--- Directions for this task ---
Copy all the data exactly, except the pictures.

--- Source data ---
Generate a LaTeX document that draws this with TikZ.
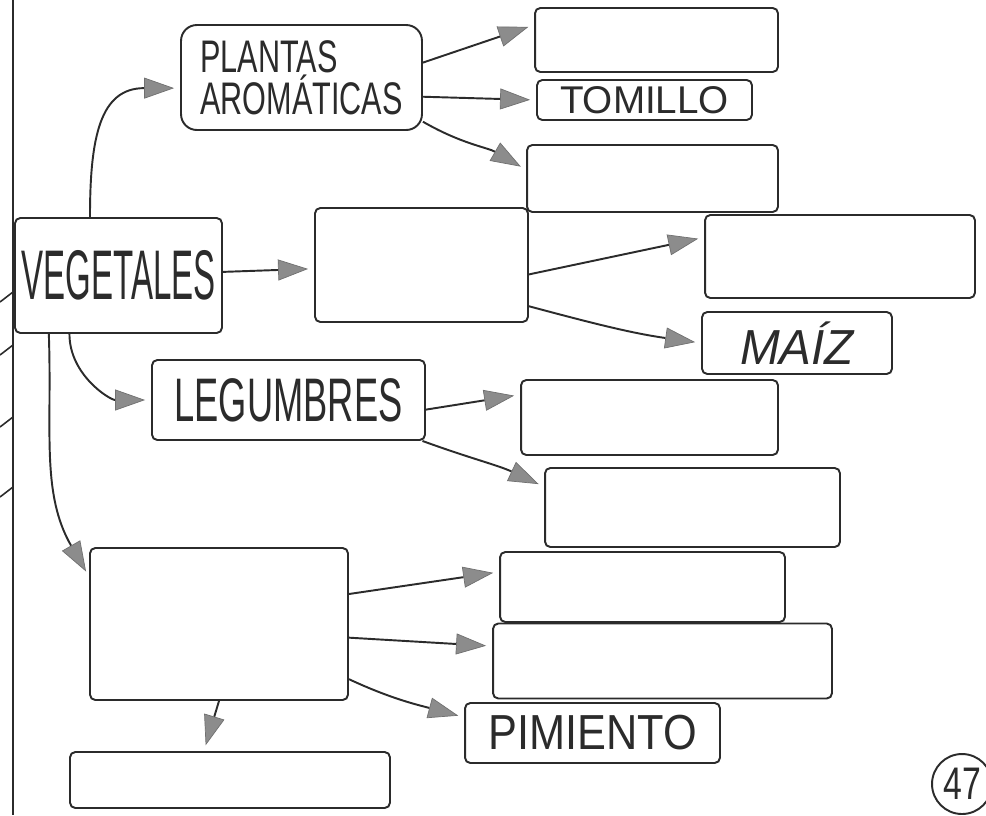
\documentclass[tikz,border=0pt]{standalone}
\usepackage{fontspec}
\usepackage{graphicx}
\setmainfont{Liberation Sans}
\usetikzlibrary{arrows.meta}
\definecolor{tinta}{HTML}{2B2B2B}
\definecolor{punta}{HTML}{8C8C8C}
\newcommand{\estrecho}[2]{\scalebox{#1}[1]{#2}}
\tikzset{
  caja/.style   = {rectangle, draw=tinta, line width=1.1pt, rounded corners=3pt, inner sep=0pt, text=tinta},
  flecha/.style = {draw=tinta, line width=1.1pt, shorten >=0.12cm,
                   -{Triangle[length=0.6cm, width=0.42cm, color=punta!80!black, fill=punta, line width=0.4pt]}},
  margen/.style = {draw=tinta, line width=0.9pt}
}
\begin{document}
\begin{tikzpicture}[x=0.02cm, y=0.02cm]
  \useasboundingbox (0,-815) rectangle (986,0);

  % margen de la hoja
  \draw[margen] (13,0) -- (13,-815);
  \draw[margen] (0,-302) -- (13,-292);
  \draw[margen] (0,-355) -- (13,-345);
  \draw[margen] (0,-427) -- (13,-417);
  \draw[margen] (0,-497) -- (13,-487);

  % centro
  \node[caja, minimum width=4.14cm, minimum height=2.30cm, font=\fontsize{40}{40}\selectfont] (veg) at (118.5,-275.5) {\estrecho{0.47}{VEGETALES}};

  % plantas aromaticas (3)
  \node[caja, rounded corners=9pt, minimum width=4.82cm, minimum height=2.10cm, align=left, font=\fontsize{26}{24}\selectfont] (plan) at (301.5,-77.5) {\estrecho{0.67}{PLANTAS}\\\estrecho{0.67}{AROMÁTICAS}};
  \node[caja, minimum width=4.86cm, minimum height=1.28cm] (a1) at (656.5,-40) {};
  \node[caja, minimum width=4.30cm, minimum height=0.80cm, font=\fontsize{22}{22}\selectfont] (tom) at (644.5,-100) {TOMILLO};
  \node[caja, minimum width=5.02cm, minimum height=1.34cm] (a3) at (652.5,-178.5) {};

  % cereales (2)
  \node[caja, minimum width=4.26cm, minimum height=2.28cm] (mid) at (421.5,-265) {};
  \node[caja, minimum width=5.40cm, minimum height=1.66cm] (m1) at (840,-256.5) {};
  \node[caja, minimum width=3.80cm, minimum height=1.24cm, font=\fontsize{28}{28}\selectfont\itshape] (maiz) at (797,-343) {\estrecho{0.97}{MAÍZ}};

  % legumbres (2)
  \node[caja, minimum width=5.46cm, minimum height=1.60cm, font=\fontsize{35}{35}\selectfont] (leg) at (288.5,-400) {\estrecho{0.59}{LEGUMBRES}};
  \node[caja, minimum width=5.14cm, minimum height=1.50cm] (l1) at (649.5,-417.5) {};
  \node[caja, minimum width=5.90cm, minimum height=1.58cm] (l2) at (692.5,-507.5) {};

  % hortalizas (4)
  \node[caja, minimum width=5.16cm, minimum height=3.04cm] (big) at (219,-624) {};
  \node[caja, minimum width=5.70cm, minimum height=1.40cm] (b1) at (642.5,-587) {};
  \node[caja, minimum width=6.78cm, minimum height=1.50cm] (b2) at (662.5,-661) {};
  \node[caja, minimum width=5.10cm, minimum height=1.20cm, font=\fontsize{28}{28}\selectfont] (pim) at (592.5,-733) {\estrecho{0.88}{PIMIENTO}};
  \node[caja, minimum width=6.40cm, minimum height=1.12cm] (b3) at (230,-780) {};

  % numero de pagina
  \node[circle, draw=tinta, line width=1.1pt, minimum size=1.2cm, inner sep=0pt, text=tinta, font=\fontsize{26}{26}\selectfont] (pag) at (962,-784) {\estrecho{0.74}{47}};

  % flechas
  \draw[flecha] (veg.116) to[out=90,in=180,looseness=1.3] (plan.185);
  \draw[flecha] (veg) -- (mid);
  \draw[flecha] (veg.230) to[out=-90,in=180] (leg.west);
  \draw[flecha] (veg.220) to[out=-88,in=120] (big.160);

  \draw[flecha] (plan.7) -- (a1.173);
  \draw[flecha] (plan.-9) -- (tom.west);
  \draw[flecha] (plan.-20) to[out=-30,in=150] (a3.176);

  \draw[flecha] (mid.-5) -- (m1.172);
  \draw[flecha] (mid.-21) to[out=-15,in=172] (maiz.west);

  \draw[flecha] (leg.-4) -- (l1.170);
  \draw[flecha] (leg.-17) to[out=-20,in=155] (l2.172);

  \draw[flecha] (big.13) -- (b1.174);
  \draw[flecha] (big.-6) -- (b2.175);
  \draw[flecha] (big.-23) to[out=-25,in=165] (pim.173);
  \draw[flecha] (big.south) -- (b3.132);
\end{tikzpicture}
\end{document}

--- Output for this task ---
Generate a LaTeX document that draws this with TikZ.
\documentclass[tikz,border=0pt]{standalone}
\usepackage{fontspec}
\usepackage{graphicx}
\setmainfont{Liberation Sans}
\usetikzlibrary{arrows.meta}
\definecolor{tinta}{HTML}{2B2B2B}
\definecolor{punta}{HTML}{8C8C8C}
\newcommand{\estrecho}[2]{\scalebox{#1}[1]{#2}}
\tikzset{
  caja/.style   = {rectangle, draw=tinta, line width=1.1pt, rounded corners=3pt, inner sep=0pt, text=tinta},
  flecha/.style = {draw=tinta, line width=1.1pt, shorten >=0.12cm,
                   -{Triangle[length=0.6cm, width=0.42cm, color=punta!80!black, fill=punta, line width=0.4pt]}},
  margen/.style = {draw=tinta, line width=0.9pt}
}
\begin{document}
\begin{tikzpicture}[x=0.02cm, y=0.02cm]
  \useasboundingbox (0,-815) rectangle (986,0);

  % margen de la hoja
  \draw[margen] (13,0) -- (13,-815);
  \draw[margen] (0,-302) -- (13,-292);
  \draw[margen] (0,-355) -- (13,-345);
  \draw[margen] (0,-427) -- (13,-417);
  \draw[margen] (0,-497) -- (13,-487);

  % centro
  \node[caja, minimum width=4.14cm, minimum height=2.30cm, font=\fontsize{40}{40}\selectfont] (veg) at (118.5,-275.5) {\estrecho{0.47}{VEGETALES}};

  % plantas aromaticas (3)
  \node[caja, rounded corners=9pt, minimum width=4.82cm, minimum height=2.10cm, align=left, font=\fontsize{26}{24}\selectfont] (plan) at (301.5,-77.5) {\estrecho{0.67}{PLANTAS}\\\estrecho{0.67}{AROMÁTICAS}};
  \node[caja, minimum width=4.86cm, minimum height=1.28cm] (a1) at (656.5,-40) {};
  \node[caja, minimum width=4.30cm, minimum height=0.80cm, font=\fontsize{22}{22}\selectfont] (tom) at (644.5,-100) {TOMILLO};
  \node[caja, minimum width=5.02cm, minimum height=1.34cm] (a3) at (652.5,-178.5) {};

  % cereales (2)
  \node[caja, minimum width=4.26cm, minimum height=2.28cm] (mid) at (421.5,-265) {};
  \node[caja, minimum width=5.40cm, minimum height=1.66cm] (m1) at (840,-256.5) {};
  \node[caja, minimum width=3.80cm, minimum height=1.24cm, font=\fontsize{28}{28}\selectfont\itshape] (maiz) at (797,-343) {\estrecho{0.97}{MAÍZ}};

  % legumbres (2)
  \node[caja, minimum width=5.46cm, minimum height=1.60cm, font=\fontsize{35}{35}\selectfont] (leg) at (288.5,-400) {\estrecho{0.59}{LEGUMBRES}};
  \node[caja, minimum width=5.14cm, minimum height=1.50cm] (l1) at (649.5,-417.5) {};
  \node[caja, minimum width=5.90cm, minimum height=1.58cm] (l2) at (692.5,-507.5) {};

  % hortalizas (4)
  \node[caja, minimum width=5.16cm, minimum height=3.04cm] (big) at (219,-624) {};
  \node[caja, minimum width=5.70cm, minimum height=1.40cm] (b1) at (642.5,-587) {};
  \node[caja, minimum width=6.78cm, minimum height=1.50cm] (b2) at (662.5,-661) {};
  \node[caja, minimum width=5.10cm, minimum height=1.20cm, font=\fontsize{28}{28}\selectfont] (pim) at (592.5,-733) {\estrecho{0.88}{PIMIENTO}};
  \node[caja, minimum width=6.40cm, minimum height=1.12cm] (b3) at (230,-780) {};

  % numero de pagina
  \node[circle, draw=tinta, line width=1.1pt, minimum size=1.2cm, inner sep=0pt, text=tinta, font=\fontsize{26}{26}\selectfont] (pag) at (962,-784) {\estrecho{0.74}{47}};

  % flechas
  \draw[flecha] (veg.116) to[out=90,in=180,looseness=1.3] (plan.185);
  \draw[flecha] (veg) -- (mid);
  \draw[flecha] (veg.230) to[out=-90,in=180] (leg.west);
  \draw[flecha] (veg.220) to[out=-88,in=120] (big.160);

  \draw[flecha] (plan.7) -- (a1.173);
  \draw[flecha] (plan.-9) -- (tom.west);
  \draw[flecha] (plan.-20) to[out=-30,in=150] (a3.176);

  \draw[flecha] (mid.-5) -- (m1.172);
  \draw[flecha] (mid.-21) to[out=-15,in=172] (maiz.west);

  \draw[flecha] (leg.-4) -- (l1.170);
  \draw[flecha] (leg.-17) to[out=-20,in=155] (l2.172);

  \draw[flecha] (big.13) -- (b1.174);
  \draw[flecha] (big.-6) -- (b2.175);
  \draw[flecha] (big.-23) to[out=-25,in=165] (pim.173);
  \draw[flecha] (big.south) -- (b3.132);
\end{tikzpicture}
\end{document}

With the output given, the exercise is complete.